* Start *

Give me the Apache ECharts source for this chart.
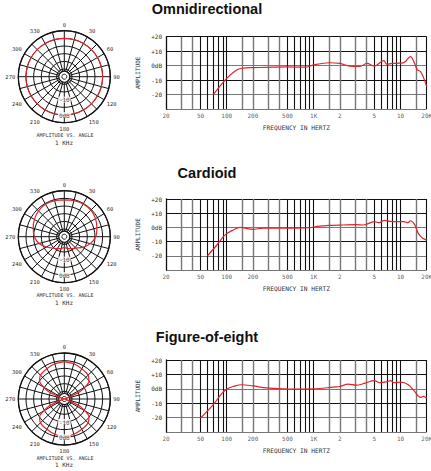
<!DOCTYPE html>
<html><head><meta charset="utf-8">
<script src="https://cdn.jsdelivr.net/npm/echarts@6/dist/echarts.min.js"></script>
<style>html,body{margin:0;padding:0;background:#fff}#c{width:431px;height:471px}</style>
</head><body><div id="c"></div>
<script>
// ---- data ----
const titles = ['Omnidirectional', 'Cardioid', 'Figure-of-eight'];
const freqTickValues = [20, 50, 100, 200, 500, 1000, 2000, 5000, 10000, 20000];
const freqTickLabels = ['20', '50', '100', '200', '500', '1K', '2', '5', '10', '20K'];
const gridDarkHz = [50, 60, 70, 80, 90, 100, 500, 600, 700, 800, 900, 1000, 5000, 6000, 7000, 8000, 9000, 10000, 20000];
const gridGrayHz = [30, 40, 150, 200, 300, 400, 1500, 2000, 3000, 4000, 15000];
const ampLabels = {'-30': '', '-20': '-20', '-10': '-10', '0': '0dB', '10': '+10', '20': '+20'};

const omniHz = [70, 100, 130, 150, 200, 500, 800, 1000, 1500, 2000, 2600, 3400, 4100, 5000, 6400, 7000, 8000, 9000, 10900, 13000, 14500, 15600, 17000, 18200, 20000];
const omniDb = [-20, -8.8, -3, -1.8, -1.4, -0.9, -1.1, 0.5, 2, 1.5, -0.3, -0.6, 1.6, -0.3, 3.5, 0.9, 1.5, 1.6, 2.1, 6.2, 1.6, -3, -4.1, -7.6, -14.5];

const cardHz = [60, 77, 95, 119, 142, 200, 263, 500, 900, 1100, 1500, 2200, 3100, 3700, 5000, 5700, 6500, 7500, 9000, 10900, 12200, 13000, 14500, 16000, 18000, 20000];
const cardDb = [-20, -12.4, -5.4, -1.8, 0, -1.4, -0.5, -0.5, -0.2, 0.7, 1.4, 1.7, 1.9, 1.7, 4, 3.3, 5, 4.2, 4, 4, 3.3, 4.7, 2.1, -4.2, -7.7, -8.9];

const eightHz = [50, 70, 87, 100, 119, 150, 200, 290, 500, 1000, 1700, 2000, 2500, 3100, 3900, 5000, 5700, 6900, 7700, 8400, 10000, 12300, 14500, 17000, 18400, 20000];
const eightDb = [-20.3, -11, -3.5, -0.2, 1.6, 2.8, 2, 0.6, -0.2, 0, 1.2, 1.6, 3.2, 2.5, 3.9, 5.7, 4.3, 4.8, 5.7, 4.3, 4.6, 2.8, -1.8, -6, -5.3, -6.5];

const polarAngles = [0, 15, 30, 45, 60, 75, 90, 105, 120, 135, 150, 165, 180, 195, 210, 225, 240, 255, 270, 285, 300, 315, 330, 345, 360];
const omniPolarDb = [0, 0, 0, 0, 0, 0, 0, 0, 0, 0, 0, 0, 0, 0, 0, 0, 0, 0, 0, 0, 0, 0, 0, 0, 0];
const cardPolarDb = [-1, -0.6, -0.3, -0.4, -1.5, -3, -4.5, -7.5, -11, -14.5, -16, -17, -18, -17, -16, -14.5, -11.5, -8, -5.5, -4, -2.5, -1.2, -0.5, -0.7, -1];
const eightAngles = [0, 15, 30, 45, 55, 60, 65, 70, 80, 90, 100, 110, 115, 120, 125, 135, 150, 165, 180,
  195, 210, 225, 235, 240, 245, 250, 260, 270, 280, 290, 295, 300, 305, 315, 330, 345, 360];
const eightPolarDb = [-0.6, -1.2, -2.2, -3, -5.4, -9.3, -13.6, -21, -24.5, -25, -24.5, -21, -13.6, -9.3, -5.4, -3, -2.2, -1.2, -0.5,
  -1.2, -2.2, -3, -5.4, -9.3, -13.6, -21, -24.5, -25, -24.5, -21, -13.6, -9.3, -5.4, -3, -2.2, -1.2, -0.6];
const ringLabelDb = [-10, 0];
const ringLabels = ['-10', '0dB'];

// ---- layout ----
const rows = [
  {title: 9, polarY: 76.7, gridTop: 36.7, gridH: 72.3},
  {title: 172.5, polarY: 236.7, gridTop: 199, gridH: 71},
  {title: 336.5, polarY: 399, gridTop: 360, gridH: 72}
];
const polarX = 64.3, polarR = 46;
const mono = '"DejaVu Sans Mono", "Liberation Mono", monospace';
const RED = '#e3232b';
const freqSets = [[omniHz, omniDb], [cardHz, cardDb], [eightHz, eightDb]];
const polarSets = [[polarAngles, omniPolarDb], [polarAngles, cardPolarDb], [eightAngles, eightPolarDb]];

const option = {
  animation: false,
  backgroundColor: '#fff',
  grid: [], xAxis: [], yAxis: [], polar: [], angleAxis: [], radiusAxis: [], series: [], graphic: []
};

rows.forEach((r, i) => {
  option.grid.push({left: 166, top: r.gridTop, width: 260.7, height: r.gridH});
  option.xAxis.push({
    gridIndex: i, type: 'log', logBase: 10, min: 20, max: 20000,
    axisLine: {show: false}, axisTick: {show: false}, axisLabel: {show: false}, splitLine: {show: false},
    name: 'FREQUENCY IN HERTZ', nameLocation: 'middle', nameGap: 15,
    nameTextStyle: {fontFamily: mono, fontSize: 6.2, color: '#333'}
  });
  option.yAxis.push({
    gridIndex: i, type: 'value', min: -30, max: 20, interval: 10,
    axisLine: {show: true, lineStyle: {color: '#111', width: 1.3}},
    axisTick: {show: false},
    axisLabel: {formatter: v => ampLabels[String(v)], fontFamily: mono, fontSize: 6, color: '#333', margin: 4},
    splitLine: {show: true, lineStyle: {color: ['#777', '#777', '#111', '#777', '#111', '#111'], width: 1.2}},
    name: 'AMPLITUDE', nameLocation: 'middle', nameRotate: 90, nameGap: 18,
    nameTextStyle: {fontFamily: mono, fontSize: 6, color: '#333'}
  });
  option.series.push({
    type: 'line', xAxisIndex: i, yAxisIndex: i, data: [[20, -30]], showSymbol: false,
    lineStyle: {opacity: 0}, silent: true, z: 1,
    markLine: {
      silent: true, symbol: 'none', label: {show: false},
      data: gridDarkHz.map(v => ({xAxis: v, lineStyle: {color: '#111', width: 1.1, type: 'solid'}}))
        .concat(gridGrayHz.map(v => ({xAxis: v, lineStyle: {color: '#777', width: 1.4, type: 'solid'}})))
    }
  });
  option.series.push({
    type: 'scatter', xAxisIndex: i, yAxisIndex: i, symbolSize: 1, itemStyle: {color: 'rgba(0,0,0,0)'},
    data: freqTickValues.map(v => [v, -30]), silent: true,
    label: {show: true, position: 'bottom', distance: 3, formatter: p => freqTickLabels[p.dataIndex],
      fontFamily: mono, fontSize: 6, color: '#333'}
  });
  const [hz, db] = freqSets[i];
  option.series.push({
    type: 'line', xAxisIndex: i, yAxisIndex: i, data: hz.map((h, k) => [h, db[k]]),
    showSymbol: false, smooth: 0.35, lineStyle: {color: RED, width: 1.2}, z: 5
  });

  option.polar.push({center: [polarX, r.polarY], radius: polarR});
  option.angleAxis.push({
    polarIndex: i, type: 'value', min: 0, max: 360, interval: 15, startAngle: 90, clockwise: true,
    axisLine: {lineStyle: {color: '#111', width: 1.3}}, axisTick: {show: false},
    axisLabel: {formatter: v => (v % 30 === 0 && v < 360) ? String(v) : '', fontFamily: mono, fontSize: 5.5, color: '#333', margin: 3},
    splitLine: {show: true, lineStyle: {color: '#111', width: 1}}
  });
  option.radiusAxis.push({
    polarIndex: i, type: 'value', min: -25, max: 5, interval: 5,
    axisLine: {show: false}, axisTick: {show: false}, axisLabel: {show: false},
    splitLine: {show: true, lineStyle: {color: '#111', width: 1}}
  });
  const [ang, pdb] = polarSets[i];
  option.series.push({
    type: 'line', coordinateSystem: 'polar', polarIndex: i,
    data: ang.map((a, k) => [pdb[k], a]), showSymbol: false, smooth: i === 2 ? 0.2 : 0.3,
    lineStyle: {color: RED, width: 1.2}, z: 5
  });
  option.series.push({
    type: 'scatter', coordinateSystem: 'polar', polarIndex: i, symbolSize: 1, itemStyle: {color: 'rgba(0,0,0,0)'},
    data: ringLabelDb.map(d => [d, 180]), silent: true, z: 6,
    label: {show: true, position: 'inside', formatter: p => ringLabels[p.dataIndex],
      fontFamily: mono, fontSize: 6, color: '#222', backgroundColor: '#fff', padding: [0, 1]}
  });

  option.graphic.push(
    {type: 'circle', z: 1, shape: {cx: polarX, cy: r.polarY, r: 5.5}, style: {fill: '#fff', stroke: '#111', lineWidth: 1.1}},
    {type: 'circle', z: 1, shape: {cx: polarX, cy: r.polarY, r: 2.5}, style: {fill: '#fff', stroke: '#111', lineWidth: 0.9}},
    {type: 'text', x: 207, y: r.title, style: {text: titles[i], textAlign: 'center', textVerticalAlign: 'middle',
      font: 'bold 14.5px "Liberation Sans", Arial, sans-serif', fill: '#111'}},
    {type: 'text', x: 65, y: r.polarY + 58.5, style: {text: 'AMPLITUDE VS. ANGLE', textAlign: 'center', textVerticalAlign: 'middle',
      font: '5px ' + mono, fill: '#333'}},
    {type: 'text', x: 64, y: r.polarY + 65.5, style: {text: '1 KHz', textAlign: 'center', textVerticalAlign: 'middle',
      font: '6px ' + mono, fill: '#333'}}
  );
});

const chart = echarts.init(document.getElementById('c'), null, {renderer: 'svg'});
chart.setOption(option);
</script>
</body></html>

* End *

- _Challenge_:
From the first line of the listing above, repeat every line through the one holding "-4.2, -7.7, -8.9];". Both ends count, and pictures stay out.

- _Result_:
Give me the Apache ECharts source for this chart.
<!DOCTYPE html>
<html><head><meta charset="utf-8">
<script src="https://cdn.jsdelivr.net/npm/echarts@6/dist/echarts.min.js"></script>
<style>html,body{margin:0;padding:0;background:#fff}#c{width:431px;height:471px}</style>
</head><body><div id="c"></div>
<script>
// ---- data ----
const titles = ['Omnidirectional', 'Cardioid', 'Figure-of-eight'];
const freqTickValues = [20, 50, 100, 200, 500, 1000, 2000, 5000, 10000, 20000];
const freqTickLabels = ['20', '50', '100', '200', '500', '1K', '2', '5', '10', '20K'];
const gridDarkHz = [50, 60, 70, 80, 90, 100, 500, 600, 700, 800, 900, 1000, 5000, 6000, 7000, 8000, 9000, 10000, 20000];
const gridGrayHz = [30, 40, 150, 200, 300, 400, 1500, 2000, 3000, 4000, 15000];
const ampLabels = {'-30': '', '-20': '-20', '-10': '-10', '0': '0dB', '10': '+10', '20': '+20'};

const omniHz = [70, 100, 130, 150, 200, 500, 800, 1000, 1500, 2000, 2600, 3400, 4100, 5000, 6400, 7000, 8000, 9000, 10900, 13000, 14500, 15600, 17000, 18200, 20000];
const omniDb = [-20, -8.8, -3, -1.8, -1.4, -0.9, -1.1, 0.5, 2, 1.5, -0.3, -0.6, 1.6, -0.3, 3.5, 0.9, 1.5, 1.6, 2.1, 6.2, 1.6, -3, -4.1, -7.6, -14.5];

const cardHz = [60, 77, 95, 119, 142, 200, 263, 500, 900, 1100, 1500, 2200, 3100, 3700, 5000, 5700, 6500, 7500, 9000, 10900, 12200, 13000, 14500, 16000, 18000, 20000];
const cardDb = [-20, -12.4, -5.4, -1.8, 0, -1.4, -0.5, -0.5, -0.2, 0.7, 1.4, 1.7, 1.9, 1.7, 4, 3.3, 5, 4.2, 4, 4, 3.3, 4.7, 2.1, -4.2, -7.7, -8.9];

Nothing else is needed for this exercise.